When you hear about these types of dietary practices and political positions, I think a lot of people default towards people like Peter Singer and John Robbins and Frances Moore Lappé, and, you know, they certainly are important thinkers and activists and have inspired a lot of my work—two of them being personal mentors. But I just always have to pivot back to: my early teachers were all Black folks.
I mean, we could talk about just like me hearing this song by KRS-One and Boogie Down Productions, and the way in which that just totally transformed my relationship with food, and then starting to spend a lot of time at the health food store in downtown Memphis and I connected with this community of Black folks who had been vegans for decades. It was interesting because it was such a diverse group of folks. I mean, the people I felt drawn to the most initially were Rastafarians, and there were a lot of there are a number of Rastas who would go to the who would shop there and who would hold court in the little prepared eating section, and so I would talk to them and just learn more about, you know, the ital diet, but, you know, it's pretty much parallel to what we think of as kind of like a ethical vegan diet. But I also met like, you know, older Black folks who, for whatever reason, had shifted from a standard American diet to plant-based diets and learning about their journeys and not just around consumption but also, you know, these are folks who had agrarian roots and that's where I started to get interested in gardening, because they would talk to me about just the importance of growing food and and contributing to local food systems.

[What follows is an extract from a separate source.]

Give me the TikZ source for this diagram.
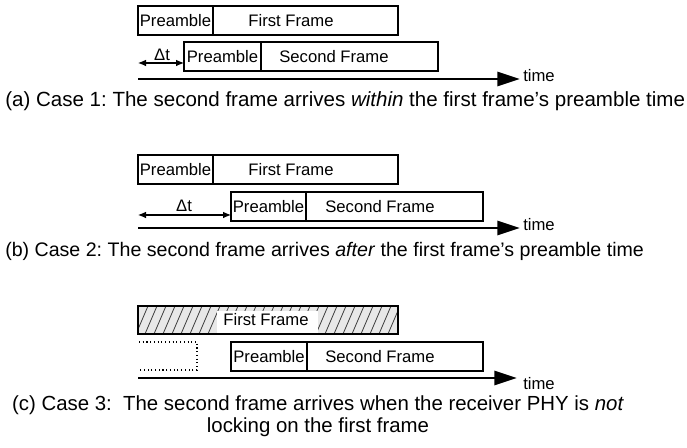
\documentclass[tikz,border=0pt]{standalone}
\usepackage{fontspec}
\setmainfont{Liberation Sans}
\usetikzlibrary{arrows.meta}
\frenchspacing
\begin{document}
\begin{tikzpicture}[x=0.75pt,y=-0.75pt,
  frame/.style={draw, line width=0.8pt},
  lbl/.style={font=\fontsize{12.5}{15}\selectfont, inner sep=0pt},
  timelbl/.style={font=\fontsize{12.5}{15}\selectfont, inner sep=0pt},
  axis/.style={line width=2.2pt, -{Triangle[length=17pt,width=10.5pt]}},
  gap/.style={line width=0.8pt, {Latex[length=6pt,width=5pt]}-{Latex[length=6pt,width=5pt]}},
  caption/.style={inner sep=0pt},
]
\useasboundingbox (0,0) rectangle (687,448);

% ---------- (a) second frame within preamble ----------
\draw[frame] (138,6) rectangle (398,35);
\draw[frame] (213,6) -- (213,35);
\node[lbl] (a1p) at (175.5,20.5) {Preamble};
\node[lbl] (a1f) at (291,20.5) {First Frame};

\draw[frame] (184,42) rectangle (438,71);
\draw[frame] (261,42) -- (261,71);
\node[lbl] (a2p) at (222.5,56.5) {Preamble};
\node[lbl] (a2f) at (334,56.5) {Second Frame};

\coordinate (adl) at (138,63);
\coordinate (adr) at (184,63);
\draw[gap] (adl) -- (adr);
\node[lbl] (adt) at (162,55) {Δt};

\coordinate (a0) at (138,79);
\coordinate (a1) at (520,79);
\draw[axis] (a0) -- (a1);
\node[timelbl, anchor=west] (atime) at (523,76) {time};

\node[caption, anchor=west, font=\fontsize{15.4}{18}\selectfont] (acap) at (5,101)
  {(a) Case 1: The second frame arrives \textit{within} the first frame’s preamble time};

% ---------- (b) second frame after preamble ----------
\draw[frame] (138,155) rectangle (398,184);
\draw[frame] (213,155) -- (213,184);
\node[lbl] (b1p) at (175.5,169.5) {Preamble};
\node[lbl] (b1f) at (291,169.5) {First Frame};

\draw[frame] (231,192) rectangle (483,221);
\draw[frame] (306,192) -- (306,221);
\node[lbl] (b2p) at (268.5,206.5) {Preamble};
\node[lbl] (b2f) at (380,206.5) {Second Frame};

\coordinate (bdl) at (138,215);
\coordinate (bdr) at (231,215);
\draw[gap] (bdl) -- (bdr);
\node[lbl] (bdt) at (184,206) {Δt};

\coordinate (b0) at (138,228);
\coordinate (b1) at (520,228);
\draw[axis] (b0) -- (b1);
\node[timelbl, anchor=west] (btime) at (523,225) {time};

\node[caption, anchor=west, font=\fontsize{14.7}{18}\selectfont] (bcap) at (5,251)
  {(b) Case 2: The second frame arrives \textit{after} the first frame’s preamble time};

% ---------- (c) receiver not locked ----------
\begin{scope}
  \clip (138,306) rectangle (398,334);
  \fill[gray!18] (138,306) rectangle (398,334);
  \foreach \x in {100,109,...,420}
    \draw[gray!50!black, line width=0.6pt] (\x,334) -- (\x+12,306);
\end{scope}
\draw[frame] (138,306) rectangle (398,334);
\fill[white] (217,311) rectangle (318,333);
\node[lbl] (c1f) at (266,320) {First Frame};

\draw[line width=0.8pt, dotted] (139,342) -- (197,342) -- (197,370) -- (139,370);

\draw[frame] (231,342) rectangle (483,371);
\draw[frame] (307,342) -- (307,371);
\node[lbl] (c2p) at (269,356.5) {Preamble};
\node[lbl] (c2f) at (380,356.5) {Second Frame};

\coordinate (c0) at (138,378);
\coordinate (c1) at (517,378);
\draw[axis] (c0) -- (c1);
\node[timelbl, anchor=west] (ctime) at (523,384) {time};

\node[caption, align=center, font=\fontsize{15.3}{16.5}\selectfont] (ccap) at (318,416)
  {(c) Case 3:\ \ The second frame arrives when the receiver PHY is \textit{not}\\
   locking on the first frame};
\end{tikzpicture}
\end{document}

I think is vitally important for me to really name and claim these Black elders and thinkers and writers and activists and kind of uplift this thread of Black-led food activism throughout the 20th century, whether we're talking about the, you know, theologically kind of based health ministry of like the Seventh-Day Adventists or we could look at like the Nation of Islam and Elijah Muhammad's health ministry. I mean, he wrote two books, How to Eat to Live and was very focused on how food can both heal and hurt Black communities. We can talk about Dick Gregory, who was a major inspiration and reading his book Cookin’ with Mother Nature in high school and listening to his lectures, and, you know, these were the people that I would say deeply inspired me to feel like I can contribute to this conversation through my activism and eventually, you know, writing.